What happens to the minimizing vector and to the minimum value, if we replace $f$ by the unique function $p:\mathbb{R}^4\rightarrow\mathbb{R}$ satisfying $p(\beta) = f(\beta)+\|\beta\|^2$ for every $\beta\in\mathbb{R}^4$?

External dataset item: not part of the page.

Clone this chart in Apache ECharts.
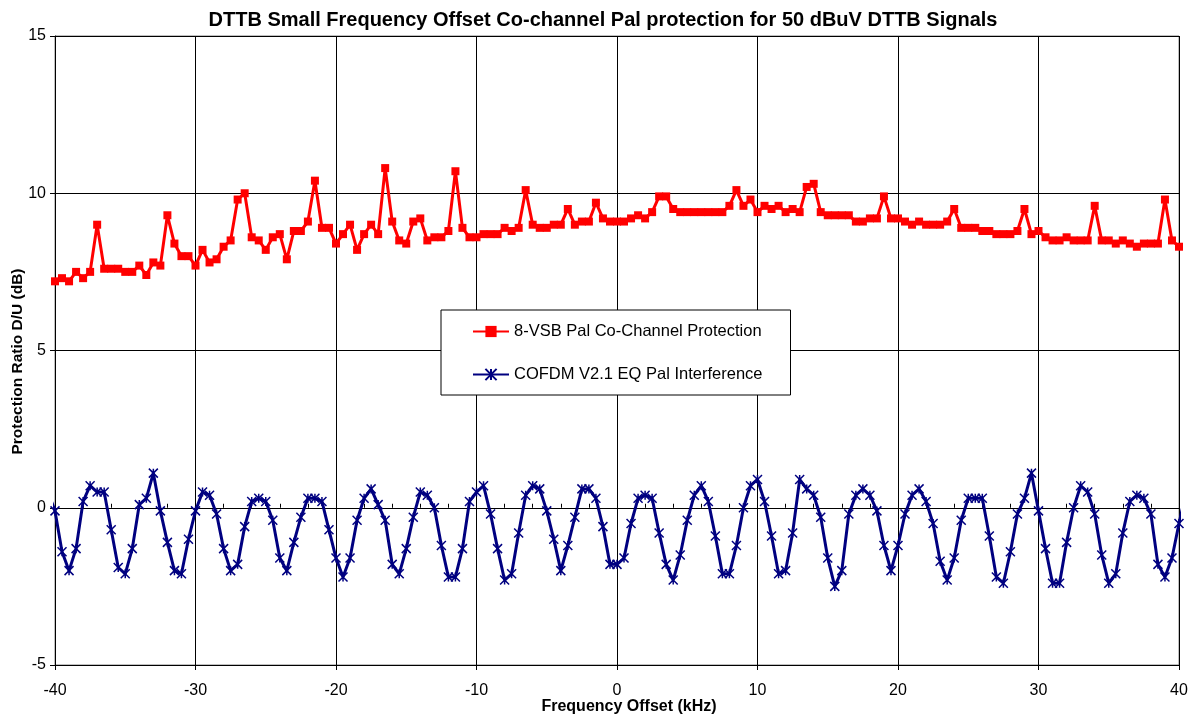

We can easily find a derivative of $p$: $$ \nabla p(\beta) = 2(-X)^\top (y-X \beta) + 2\beta = -2X^\top y + (2\mathrm{Id}+2X^\top X)\beta \overset{!}{=} 0 \iff \boldsymbol{\beta} = (\mathrm{Id}+ X^\top X)^{-1}(X^\top y) $$
To verify that this is indeed a minimizer, we observe that the hessian $Hp(\beta) = 2(\mathrm{Id} + X^\top X)$ is positive definite.
So the identity matrix squeezes in to account for the penalty $\lVert \beta \rVert^2$.
Maybe you can also use $QR$-decompostion to prove this...